The whole power-of-two part makes this seem to me to be a bit-twiddling issue that I'm not seeing. Can you see what I must have clearly missed? I'd appreciate any tips at all!
(I've posted my entire source here to keep things as neat as possible on SO.)
Your issue may be caused by the architecture of the AVR that you're developing on. The ATMega328p has 8 bit registers, similar to most other AVR chips. This means that the 32b values that you're working with must be stored in memory by the compiler and broken up into four separate registers every time you perform arithmetic on them. In fact, there are no arithmetic instructions that perform on more than one register at once, so I'm really not sure what the compiler is doing!

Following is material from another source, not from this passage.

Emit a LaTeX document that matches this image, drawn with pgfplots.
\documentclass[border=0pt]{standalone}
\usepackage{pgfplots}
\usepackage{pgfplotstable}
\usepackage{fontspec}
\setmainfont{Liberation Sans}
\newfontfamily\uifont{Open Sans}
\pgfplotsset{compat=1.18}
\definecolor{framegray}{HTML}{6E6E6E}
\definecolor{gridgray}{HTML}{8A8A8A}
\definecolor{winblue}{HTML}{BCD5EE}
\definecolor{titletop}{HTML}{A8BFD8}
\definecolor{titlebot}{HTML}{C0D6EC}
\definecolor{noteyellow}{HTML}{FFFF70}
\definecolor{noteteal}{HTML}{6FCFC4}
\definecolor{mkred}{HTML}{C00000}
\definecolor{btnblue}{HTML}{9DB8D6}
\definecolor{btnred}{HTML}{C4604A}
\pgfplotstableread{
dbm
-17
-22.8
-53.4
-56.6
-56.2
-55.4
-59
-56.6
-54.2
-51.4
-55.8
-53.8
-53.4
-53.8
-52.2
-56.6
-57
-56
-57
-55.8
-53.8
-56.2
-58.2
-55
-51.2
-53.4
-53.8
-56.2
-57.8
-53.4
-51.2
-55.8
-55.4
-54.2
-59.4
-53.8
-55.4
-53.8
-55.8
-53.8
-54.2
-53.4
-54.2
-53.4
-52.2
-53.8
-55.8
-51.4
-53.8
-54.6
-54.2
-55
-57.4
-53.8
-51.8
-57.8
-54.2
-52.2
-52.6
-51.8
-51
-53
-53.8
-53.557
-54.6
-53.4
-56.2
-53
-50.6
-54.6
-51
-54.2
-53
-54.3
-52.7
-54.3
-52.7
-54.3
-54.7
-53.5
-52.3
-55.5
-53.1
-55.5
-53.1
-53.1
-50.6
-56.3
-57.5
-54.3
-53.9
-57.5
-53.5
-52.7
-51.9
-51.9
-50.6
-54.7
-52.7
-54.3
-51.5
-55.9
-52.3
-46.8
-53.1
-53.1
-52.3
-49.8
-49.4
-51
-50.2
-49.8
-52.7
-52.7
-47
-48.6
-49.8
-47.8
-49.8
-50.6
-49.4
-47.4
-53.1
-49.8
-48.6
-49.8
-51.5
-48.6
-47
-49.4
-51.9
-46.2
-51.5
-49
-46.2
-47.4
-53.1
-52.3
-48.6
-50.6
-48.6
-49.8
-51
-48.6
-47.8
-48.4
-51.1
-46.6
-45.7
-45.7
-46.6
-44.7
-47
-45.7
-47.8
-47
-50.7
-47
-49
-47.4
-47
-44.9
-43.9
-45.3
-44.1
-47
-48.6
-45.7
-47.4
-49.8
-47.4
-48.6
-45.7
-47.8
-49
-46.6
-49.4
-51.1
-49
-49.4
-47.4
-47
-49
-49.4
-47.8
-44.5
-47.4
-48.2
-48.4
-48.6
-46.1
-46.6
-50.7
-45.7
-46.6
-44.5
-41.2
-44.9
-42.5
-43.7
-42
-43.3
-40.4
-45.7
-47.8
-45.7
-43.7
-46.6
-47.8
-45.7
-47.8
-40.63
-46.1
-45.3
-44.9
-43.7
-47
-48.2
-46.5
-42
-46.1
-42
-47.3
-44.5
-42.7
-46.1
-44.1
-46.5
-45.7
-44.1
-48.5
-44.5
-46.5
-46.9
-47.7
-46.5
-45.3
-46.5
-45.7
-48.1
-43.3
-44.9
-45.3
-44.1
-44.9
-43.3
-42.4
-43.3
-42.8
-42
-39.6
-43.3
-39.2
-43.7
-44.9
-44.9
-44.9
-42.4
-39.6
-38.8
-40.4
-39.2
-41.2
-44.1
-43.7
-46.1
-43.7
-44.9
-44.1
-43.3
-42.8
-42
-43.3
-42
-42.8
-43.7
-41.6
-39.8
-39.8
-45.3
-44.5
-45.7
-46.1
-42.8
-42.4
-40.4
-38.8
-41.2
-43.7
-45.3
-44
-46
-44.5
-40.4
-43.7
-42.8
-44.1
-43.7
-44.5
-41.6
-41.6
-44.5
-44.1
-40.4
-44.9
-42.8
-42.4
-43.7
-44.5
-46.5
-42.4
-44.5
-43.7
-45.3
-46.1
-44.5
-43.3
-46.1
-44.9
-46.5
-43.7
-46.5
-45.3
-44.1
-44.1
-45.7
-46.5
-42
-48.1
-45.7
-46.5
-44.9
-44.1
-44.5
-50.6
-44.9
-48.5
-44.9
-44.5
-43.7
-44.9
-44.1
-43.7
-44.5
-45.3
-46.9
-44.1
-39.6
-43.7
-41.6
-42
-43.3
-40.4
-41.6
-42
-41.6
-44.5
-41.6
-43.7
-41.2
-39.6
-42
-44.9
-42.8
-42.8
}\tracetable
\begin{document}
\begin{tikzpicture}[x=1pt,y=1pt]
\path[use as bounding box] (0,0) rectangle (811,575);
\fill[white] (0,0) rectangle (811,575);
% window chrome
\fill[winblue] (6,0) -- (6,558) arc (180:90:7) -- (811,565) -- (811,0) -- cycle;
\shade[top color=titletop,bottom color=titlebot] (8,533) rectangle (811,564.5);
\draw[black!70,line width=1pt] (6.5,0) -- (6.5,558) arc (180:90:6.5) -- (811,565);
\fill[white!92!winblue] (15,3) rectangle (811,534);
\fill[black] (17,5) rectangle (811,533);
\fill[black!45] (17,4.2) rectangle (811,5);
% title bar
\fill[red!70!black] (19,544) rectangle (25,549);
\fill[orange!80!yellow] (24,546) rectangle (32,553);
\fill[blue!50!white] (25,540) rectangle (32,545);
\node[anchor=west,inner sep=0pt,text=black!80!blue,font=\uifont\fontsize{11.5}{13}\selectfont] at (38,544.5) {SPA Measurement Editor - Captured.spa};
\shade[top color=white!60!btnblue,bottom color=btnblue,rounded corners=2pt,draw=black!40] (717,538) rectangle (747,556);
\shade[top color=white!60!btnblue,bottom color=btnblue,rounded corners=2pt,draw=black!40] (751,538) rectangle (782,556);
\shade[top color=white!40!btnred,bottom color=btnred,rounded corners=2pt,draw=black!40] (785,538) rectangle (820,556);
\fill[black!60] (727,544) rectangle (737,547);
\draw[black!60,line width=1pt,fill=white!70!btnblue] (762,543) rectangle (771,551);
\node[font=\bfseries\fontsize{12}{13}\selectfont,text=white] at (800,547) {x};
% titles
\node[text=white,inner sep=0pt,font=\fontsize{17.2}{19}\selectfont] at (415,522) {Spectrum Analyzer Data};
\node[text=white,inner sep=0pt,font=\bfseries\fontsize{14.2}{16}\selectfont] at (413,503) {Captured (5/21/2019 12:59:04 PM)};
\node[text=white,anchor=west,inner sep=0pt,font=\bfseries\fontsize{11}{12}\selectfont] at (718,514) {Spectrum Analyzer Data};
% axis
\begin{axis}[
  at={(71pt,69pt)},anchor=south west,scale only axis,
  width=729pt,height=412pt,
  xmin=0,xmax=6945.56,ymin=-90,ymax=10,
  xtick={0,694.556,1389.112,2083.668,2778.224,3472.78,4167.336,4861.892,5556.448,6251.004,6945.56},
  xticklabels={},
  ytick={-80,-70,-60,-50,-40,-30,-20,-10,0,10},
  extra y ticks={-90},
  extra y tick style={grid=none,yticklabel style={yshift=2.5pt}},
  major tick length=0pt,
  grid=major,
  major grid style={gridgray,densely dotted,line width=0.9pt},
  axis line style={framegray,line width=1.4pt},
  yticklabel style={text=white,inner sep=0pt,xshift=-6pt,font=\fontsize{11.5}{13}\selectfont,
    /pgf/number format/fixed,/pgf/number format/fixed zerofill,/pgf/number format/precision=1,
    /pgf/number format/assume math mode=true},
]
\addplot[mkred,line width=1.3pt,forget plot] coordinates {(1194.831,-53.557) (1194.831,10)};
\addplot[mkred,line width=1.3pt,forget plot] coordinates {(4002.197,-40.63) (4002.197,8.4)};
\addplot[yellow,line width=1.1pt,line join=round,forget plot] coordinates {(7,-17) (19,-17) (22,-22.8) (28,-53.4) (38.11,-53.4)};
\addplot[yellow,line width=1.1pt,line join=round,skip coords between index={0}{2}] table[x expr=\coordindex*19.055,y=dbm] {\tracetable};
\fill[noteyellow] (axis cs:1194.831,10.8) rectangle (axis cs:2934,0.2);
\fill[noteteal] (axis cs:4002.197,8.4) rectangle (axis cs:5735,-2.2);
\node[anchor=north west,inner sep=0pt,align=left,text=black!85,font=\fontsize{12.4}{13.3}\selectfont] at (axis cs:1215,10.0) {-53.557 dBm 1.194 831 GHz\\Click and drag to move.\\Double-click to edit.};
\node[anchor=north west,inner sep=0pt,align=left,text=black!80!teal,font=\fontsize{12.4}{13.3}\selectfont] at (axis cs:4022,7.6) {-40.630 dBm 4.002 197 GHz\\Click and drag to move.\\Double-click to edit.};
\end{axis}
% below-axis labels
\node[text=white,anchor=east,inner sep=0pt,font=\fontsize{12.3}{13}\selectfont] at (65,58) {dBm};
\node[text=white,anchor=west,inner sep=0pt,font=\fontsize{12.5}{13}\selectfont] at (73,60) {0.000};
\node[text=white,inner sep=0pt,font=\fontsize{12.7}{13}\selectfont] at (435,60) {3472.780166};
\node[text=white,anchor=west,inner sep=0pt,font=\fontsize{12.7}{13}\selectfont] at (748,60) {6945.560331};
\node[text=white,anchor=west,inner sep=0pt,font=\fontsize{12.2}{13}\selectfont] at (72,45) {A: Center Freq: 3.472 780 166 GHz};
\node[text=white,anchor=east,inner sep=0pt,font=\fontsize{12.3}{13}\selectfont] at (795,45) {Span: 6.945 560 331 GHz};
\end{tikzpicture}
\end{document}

I'd be interested to know what the disassembly of your code is, but my guess is that gcc is using the MUL instruction to execute the sample_value_0 * sensor_value_0 code. This instruction operates on two 8b values and produces a 16b value, so I wouldn't be surprised if the reason you're seeing an odd dependence on multiples of two produce results.
I'd say try reworking this block of code by changing the data types of the variables. Use uint8_t for sensor_value_* and sample_value_*, and uint16_t for sine_*. Then, to make sure everything fits in the 8b OCR2A register, change the assignment to something like:
OCR2A = (sine_0 + sine_1) & 0xFF;
#Devrin, I appreciate the response, but just manipulating types didn't do it for me. Here's what I ended up doing:
uint8_t sine_0 = (pgm_read_byte(&sinewave_data[sample_0]) >> 5) * (adc_readings[1] >> 5);
uint8_t sine_1 = (pgm_read_byte(&sinewave_data[sample_1]) >> 5) * (adc_readings[2] >> 5);
OCR2A = (sine_0 >> 1) + (sine_1 >> 1);
Essentially, I've done all my shifting immediately, instead of waiting until the last minute. Unfortunately, I lose a lot of precision, but at least the code works as expected. Now, I wil begin cranking things back up to find the initial cause of my issues.